Apart from the Xeon revelations, Intel also used the event to talk up its Optane DC persistent memory, which makes a lot of sense considering this was the Data-Centric Innovation Summit. The chip giant appears to be pinning a lot of its hopes on these Optane DIMMs, which is base on Intel's and Micron's 3D XPoint non-volativle memory. And given that the product is designed to shift a lot of I/O into the memory subsystem, there is certainly the potential for huge leaps in performance, especially on disk-bound workloads.

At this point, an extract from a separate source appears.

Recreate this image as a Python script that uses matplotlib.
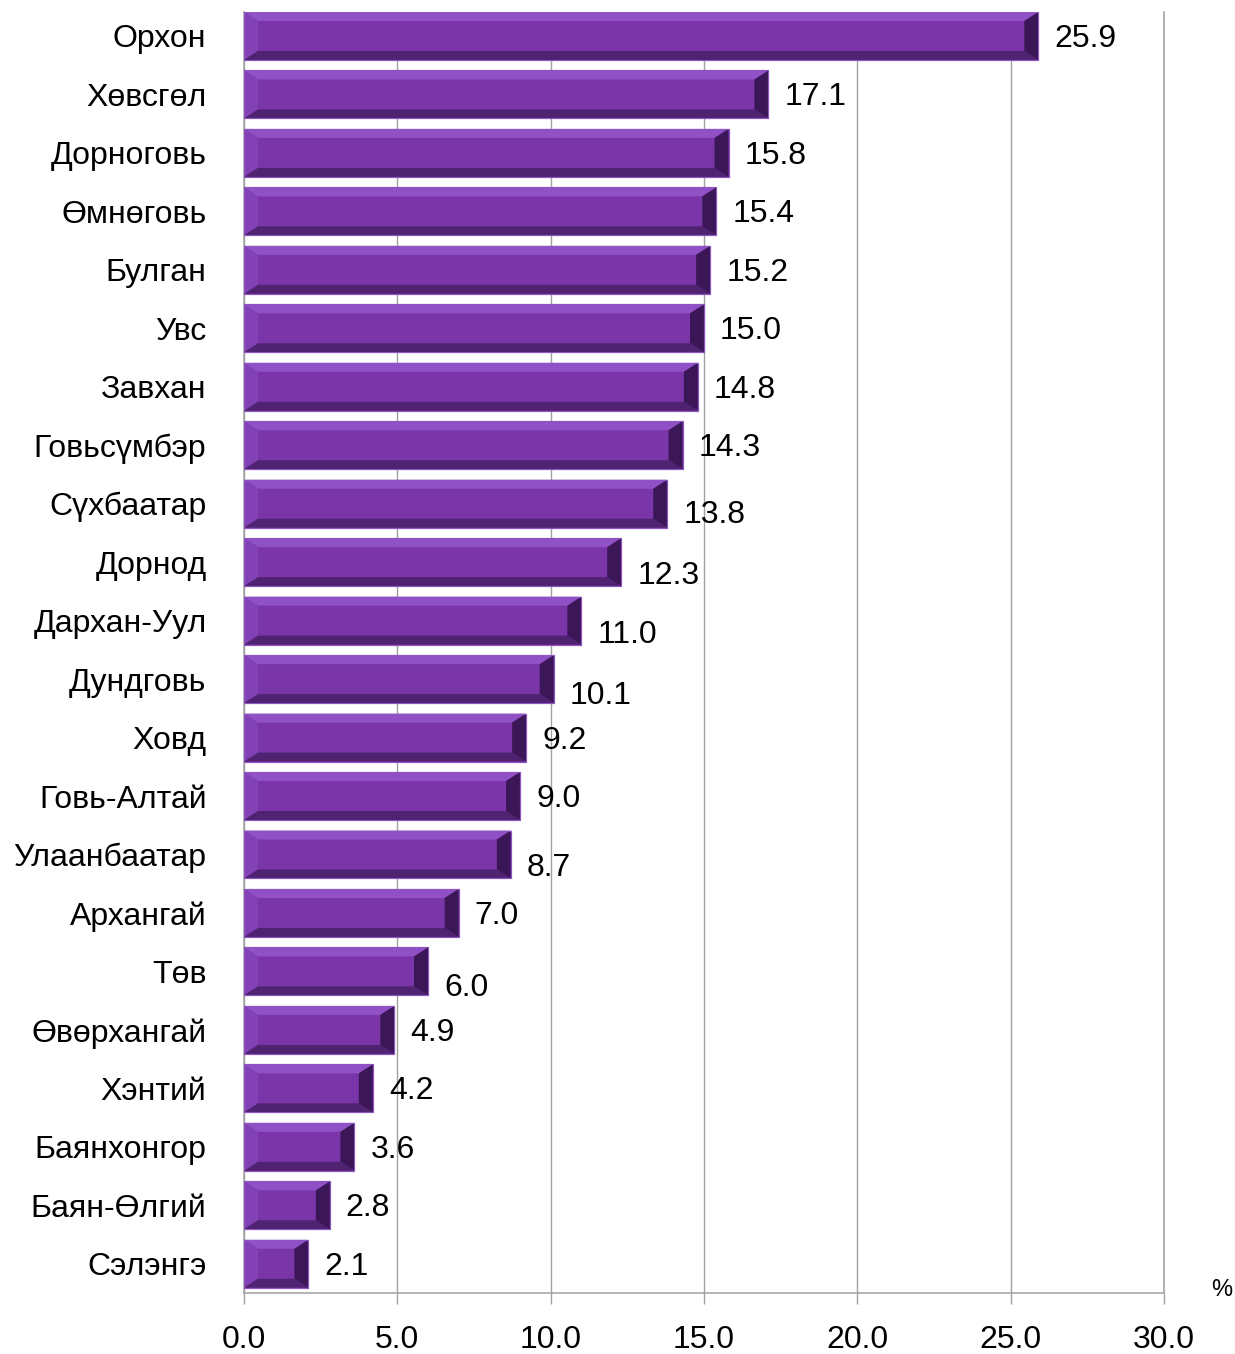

To support that contention, Intel demonstrated an 8x reduction in query wait times for a popular analytics tool using pre-production systems equipped with Optane memory. The chipmaker also claimed a 4x increase in VMs thanks to the extra memory capacity provide by the DIMMs. And for SAP HANA jobs, the non-volatile memory was able to reduce startup times from minutes to seconds.
Early customers of the new product include Google, Tencent, Huawei, and the European Organization for Nuclear Research, aka CERN. Alberto Pace, Head of Storage at CERN is hoping that the Optane memory will solve some of the problems they’ve run up against with their in-memory catalog of Large Hadron Collider (LHC) data. Reloading from disk takes tens of minutes or even hours, says Pace, who believes this can be significantly reduced with the Optane DIMMs. Also, as new machine learning techniques are incorporated into CERN’s analytics applications, the workflows will become more reliant on the kind of large memory capacity that Optane can provide. “The performance improvements are evident,” says Pace, adding, “the diversity of applications that can profit are also very, very large.”
Keeping on the data-centric theme, Intel also talked about its efforts to bring FPGAs and silicon photonics into the datacenter. Both are poised to be critical differentiators as the competition from AMD, NVIDIA, Arm vendors, Xilinx, and IBM line up against Intel. We’ll catch up with the FPGA and silicon photonics products as soon as those roadmaps get filled out.